In other words, this isn’t just a story about a perhaps-unwell professor and her victim. It’s a story about campus activism and, depending on your point of view, its promises or pathologies. Del Valle was much beloved by her undergraduate and graduate students. She seems to have been a wonderful teacher. It’s unsurprising that her students would have trouble processing the painful facts the university’s investigations revealed about her. Attempts to protect her from adverse employment consequences might seem noble, or at least understandable. Less understandable is the insistence, in the face of all evidence, that del Valle is the real victim here, sacrificed to a system of racialized injustice thought to infect every aspect of university operations. An open letter from supporters put it this way: Berkeley “needs to start treating our Latinx professors with respect.” Del Valle herself has encouraged that interpretation: “I don’t want UC Berkeley to think that they can do this to a minority woman in order to protect a white, senior professor. It’s not acceptable.”
Students’ immediate recourse to militant protest tactics such as the hunger strike over what is an unpleasant but essentially nonpolitical HR matter reflects, perhaps, a newly dominant culture of activism, one which has achieved a degree of unprecedented autonomy. Radical action has become the default manner of responding to anything students feel unhappy about — or at least, it has come to feel like a highly available option. Or, put differently: Militancy attracts in its own right, and students are on the lookout for occasions to practice it.

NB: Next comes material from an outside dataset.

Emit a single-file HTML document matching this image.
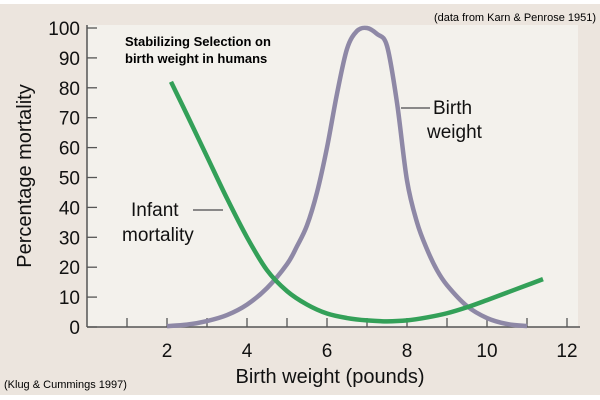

Of course, skeptical observers of campus protest have long perceived something like this autonomization of activism as an activity for its own sake. In an essay about the campus revolts of the 1960s, the University of Chicago sociologist Edward Shils refers to the “innovation in student radicalism that has occurred in Northwestern Europe and the United States” as a “moral mood,” a certain set toward the world. Some stimuli toward radicalism, Shils acknowledges, are legitimate — he names especially “the war in Vietnam with all its cruelty and its unending ineffectiveness and the menace of conscription into the most individuality-constricting of environments.” But for Shils, Vietnam is the exception that proves the rule: “There are scarcely any other issues … that do not seem contrived by those who are bent on confrontation.”
It would be uncharitable to accuse del Valle’s student supporters of being merely “bent on confrontation.” Their affection for their teacher is valid, and their commitment to her is moving. Still, very few people outside of the hothouse habitat of student activism will feel that a hunger strike is a proportionate response to del Valle’s situation. The intrinsic attractions of militancy in an environment that valorizes activism for its own sake help explain the students’ readiness to go to the wall. In Shils’s acerbic formulation, “It is authority that the radical students wish to confront and affront — and almost any stick will do for the camel.”